Again, if I missed my roll out time after lunch I would be disqualified and my day would be over. No extra time allowance here! By this stage I was already penalized 5 minutes for missing my start time on stage 3, another 5 minutes for missing my stage 4 start time and 5 minutes for replacing a rear wheel. Not even close to being in the hunt anymore but there was still no need to give up. A race is a race and as long as I was physically able, I was determined to finish and give it everything I had.
So a fresh wheel, new tyre, 3 bottles of drink mix and some muesli bars in 6 minutes and I was back on time and on track. The mountain in Ireland has us ride up the same 30-45 minute climb in between each liaison. Pretty cool way for the spectators to see the riders a lot throughout the day and also allows the entire field to mingle throughout the days racing.
By the time I dropped into stage 5, 6 and 7, I was exhausted. The stress and pinning it for 3 hours with a flat tyre had taken its toll on my body and I was merely a passenger for the rest of the day. Regardless, I gave it everything I had and finished the day off into 183rd overall. I will happily take a 183rd overall as opposed to a DNF any day of the week. Sure, it would have saved me a bunch of effort and stress but a race is a race and I am paid to race my bike. Giving up is not an option.
I returned home to Vancouver, a little battered and disappointed after Ireland but refocused and looking forward to the first round of the North American Enduro Tour in Whistler. Frothing was an understatement for how excited I was to get back riding and racing in whistler.
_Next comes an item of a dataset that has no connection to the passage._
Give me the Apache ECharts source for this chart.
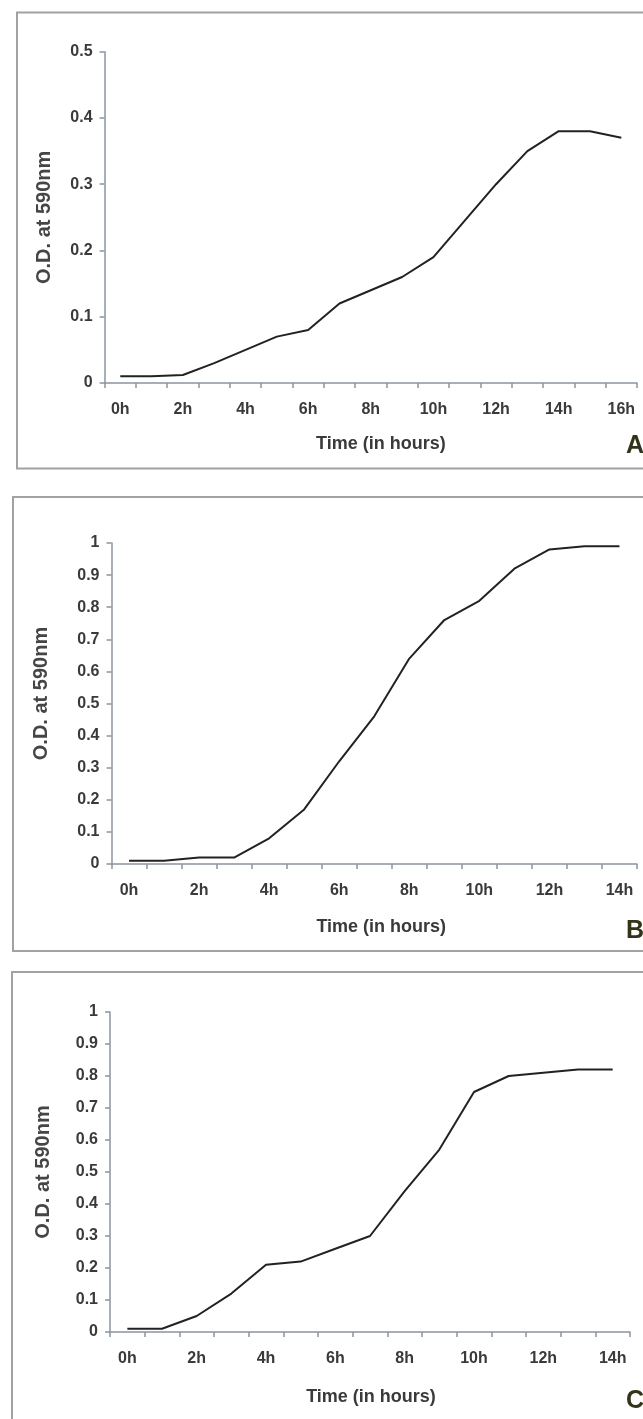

The weather turned it on for us and Mother Nature had a good ol giggle dumping down a foot of snow and buckets of rain. Practice was a little spicy and wild in the wet, rooty steeps of Whistler but come race day it made for some wicked racing. My goal for Whistler race day was to put my demons to rest and put 4 solid stages on the board and enjoy riding my bike. Mission accomplished and that is exactly what I did. Racing as fast as you can is so addictive and there is no other feeling that can match it. I was stoked to come away with the win among some of the fastest riders in the Sea to Sky Corridor and North America.
So now it’s time to get back to work and start putting some hours back in the gym, on the moto and perfect my bumwhip in the Whistler bike park. Summer is here in the northern hemisphere and shredding bikes has never been more exciting.